Updated: Jan 31
Alongside deciding who the customer is and how to develop their personas, another key question for CX professionals is: which customer journeys to select?
This is answered by prioritising journeys over two dimensions (as per the value irritant model): potential value to the business and potential value to the customer. This is shown in the diagram below which also illustrates the two types of journey:
Discrete (in green)
An example here might be let's make the buying journey as seamless and engaging as possible. These types of journeys are easy to understand and tend to follow a clear flow.
Importantly, there is usually good governance and compliance of these journeys in the firm e.g., via marketing.
Holistic (in blue)
These are journeys that hit on an objective such as 'improve recommendation'. These objectives represent the customer takeaway from an experience. Which means, they are influenced by experiences from across the end-to-end journey.
It's important to note that an objective is not the same as a KPI. For instance, 'improve recommendation' journey is a perspective influenced by not just an NPS KPI but also by multiple behaviours.
As can be seen below, sometimes 'improve recommendation' experiences also hold a mix of both a direct and indirect impact on business value while complaints could fit anywhere.
Unfortunately, there is usually poor governance and compliance of these journeys in the firm. To influence these journeys, first consider how well your CX design function is working.
Once journeys have been selected, CX professionals will be in a position to use journey mapping as their as is and to be design framework.
Usually the journey of most interest to the business is the buying experience. However, while this is a natural target and one directly related to return it is not the full deal.

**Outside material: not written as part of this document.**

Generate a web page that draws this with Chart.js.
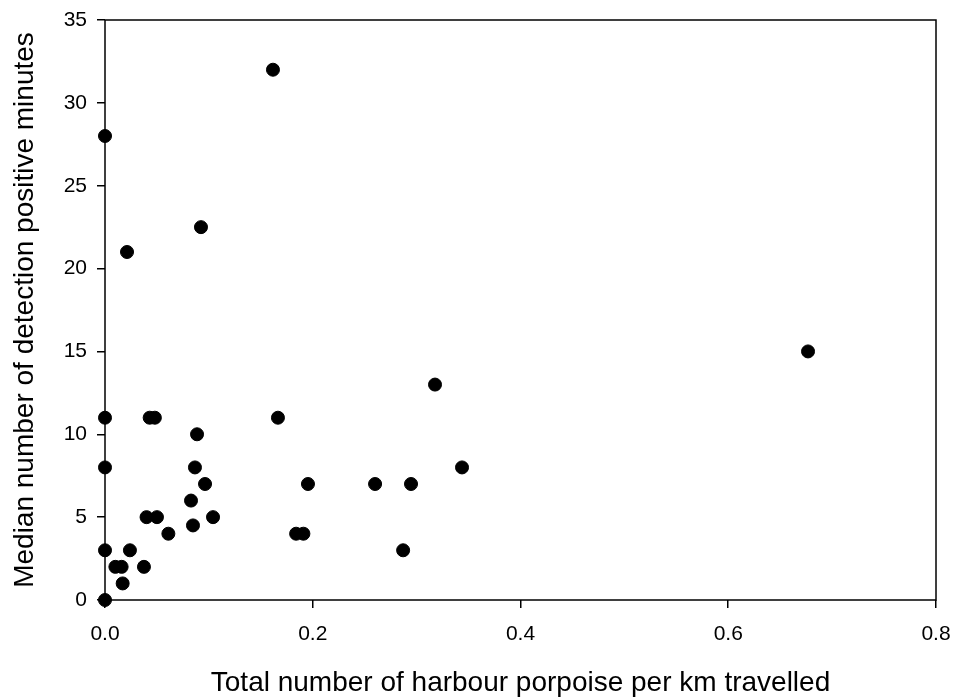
<!DOCTYPE html>
<html>
<head>
<meta charset="utf-8">
<script src="https://cdn.jsdelivr.net/npm/chart.js@4"></script>
<style>
  body { margin: 0; background: #fff; }
  #wrap { width: 953px; height: 700px; }
</style>
</head>
<body>
<div id="wrap"><canvas id="myChart" width="953" height="700"></canvas></div>
<script>
// data
let porpoisePerKm = [0, 0, 0, 0, 0, 0.010, 0.016, 0.017, 0.024, 0.0375, 0.040, 0.050,
  0.043, 0.048, 0.061, 0.0847, 0.0828, 0.0866, 0.0963, 0.104, 0.0886, 0.0212, 0.0924,
  0.1617, 0.1665, 0.184, 0.191, 0.1954, 0.260, 0.287, 0.2946, 0.3177, 0.3437, 0.6768];
let medianMinutes = [0, 3, 8, 11, 28, 2, 2, 1, 3, 2, 5, 5,
  11, 11, 4, 4.5, 6, 8, 7, 5, 10, 21, 22.5,
  32, 11, 4, 4, 7, 7, 3, 7, 13, 8, 15];
let xTicks = [0, 0.2, 0.4, 0.6, 0.8];
let yTicks = [0, 5, 10, 15, 20, 25, 30, 35];

let points = porpoisePerKm.map((x, i) => ({ x: x, y: medianMinutes[i] }));

const FONT = "'Liberation Sans', Arial, sans-serif";

// box round the plot area
const frame = {
  id: "frame",
  afterDraw(chart) {
    let a = chart.chartArea;
    let ctx = chart.ctx;
    ctx.save();
    ctx.strokeStyle = "#000";
    ctx.lineWidth = 1.5;
    ctx.strokeRect(a.left, a.top, a.right - a.left, a.bottom - a.top);
    ctx.restore();
  }
};

let ctx = document.getElementById("myChart").getContext("2d");
let chart = new Chart(ctx, {
  type: "scatter",
  data: {
    datasets: [{
      data: points,
      backgroundColor: "#000",
      borderColor: "#000",
      pointRadius: 6.5,
      pointHoverRadius: 6.5,
      clip: false
    }]
  },
  options: {
    responsive: false,
    animation: false,
    layout: { padding: { top: 20, right: 17, left: 0, bottom: 0 } },
    plugins: { legend: { display: false }, tooltip: { enabled: false } },
    scales: {
      x: {
        type: "linear",
        min: 0, max: 0.8,
        afterBuildTicks: s => { s.ticks = xTicks.map(v => ({ value: v })); },
        afterFit: s => { s.height = 100; s.paddingLeft = 0; s.paddingRight = 0; },
        border: { display: false },
        grid: { drawOnChartArea: false, drawTicks: true, tickLength: 8, tickColor: "#000", lineWidth: 1.5 },
        ticks: {
          color: "#000", padding: 14,
          font: { family: FONT, size: 21 },
          callback: v => v.toFixed(1)
        },
        title: {
          display: true,
          text: "Total number of harbour porpoise per km travelled",
          color: "#000",
          font: { family: FONT, size: 28 },
          padding: { top: 0, bottom: 0 }
        }
      },
      y: {
        type: "linear",
        min: 0, max: 35,
        afterBuildTicks: s => { s.ticks = yTicks.map(v => ({ value: v })); },
        afterFit: s => { s.width = 105; s.paddingTop = 0; s.paddingBottom = 0; },
        border: { display: false },
        grid: { drawOnChartArea: false, drawTicks: true, tickLength: 8, tickColor: "#000", lineWidth: 1.5 },
        ticks: {
          color: "#000", padding: 10,
          font: { family: FONT, size: 21 }
        },
        title: {
          display: true,
          text: "Median number of detection positive minutes",
          color: "#000",
          font: { family: FONT, size: 28 },
          padding: { top: 8, bottom: 0 }
        }
      }
    }
  },
  plugins: [frame]
});
</script>
</body>
</html>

While you may want to influence the customer by making the buying process easy, engaging and personalised, from the customer's point of view, other holistic journeys related to a key objective (and KPI) may be more important and overwhelming in terms of how they perceive you
So, walking in the customers shoes, other journeys that impact how the custom feels towards the experience, after they experience it, may be more relevant. In other words those journey objectives that influence the customer takeaway judged through NPS/ CSAT or as I promote 'more stories like this fewer stories like that'; which to my money is better suited to the objective of extracting customer value.
The bottom-line: competing on the experience the customer has, raises expectations, differentiates your brand and creates new sources of value. Not least this means the customer also comes back again to experience your great sales experience! i.e., a good customer experience based on customer needs, wants and expectations (or their improvement) correlates strongly to sales.
Whatever you select ensure a good balance between what is of most interest to the business and critically what is of most interest to the customer.